For those interested in downloading free music, there are ways to avoid this kind of ethical quandary, of course. Take About This Product. The Houston-based experimental noise duo, made up of high school friends Jon Barber and Art Pinsof, has chosen to forego the rules that govern the consumption of music in America and make all of their albums available for free through their label’s Web site.

 

Now I should tell you that, as with everything else in this world, there’s a price to pay for not wanting to pay a price. ATP’s music is not always easy on the ears.
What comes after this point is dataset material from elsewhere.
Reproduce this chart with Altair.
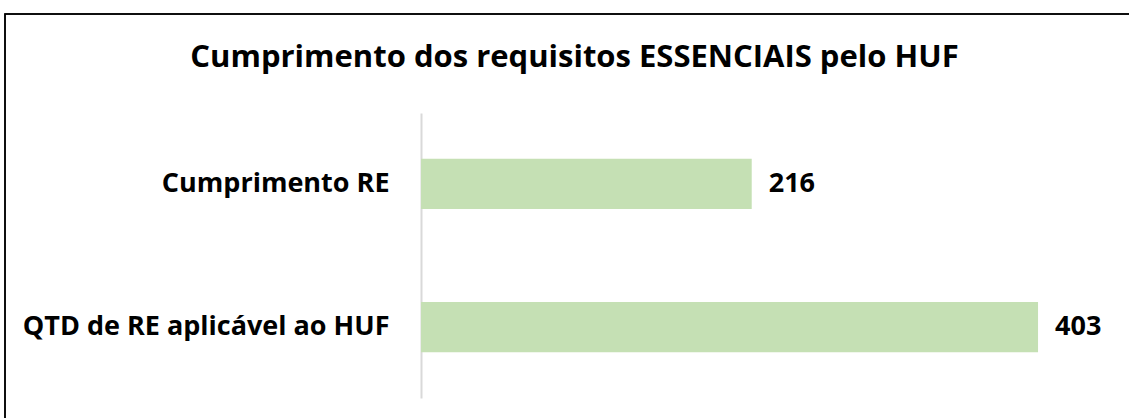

It walks a line between Daft Punk’s drive and Karlheinz Stockhausen’s dissolution: one minute it’s inviting you onto the dance floor with pounding beats, the next it’s driving you off with digital, atemporal squawks that sound like a sampler gone haywire.

 

It’s as if Barber and Pinsof can’t stomach the idea that their music might be adored without reservation, as if unconditional love implies a lack of daring on the part of the artist and a lack of critical thinking on the part of the listener. It’s exactly the kind of attitude you’d expect from a band that proudly proclaims that they will “never record a track for the sake of some one (sic) else.” It’s also the kind of attitude you’d expect from a band that’s willing to give away its music for nothing.

 

ATP’s philosophy is punk rock thinking for a corporate age, when punk music is used to sell paper towels and a band’s truest act of rebellion might just be to bypass the marketplace and detach from the culture of consumption entirely.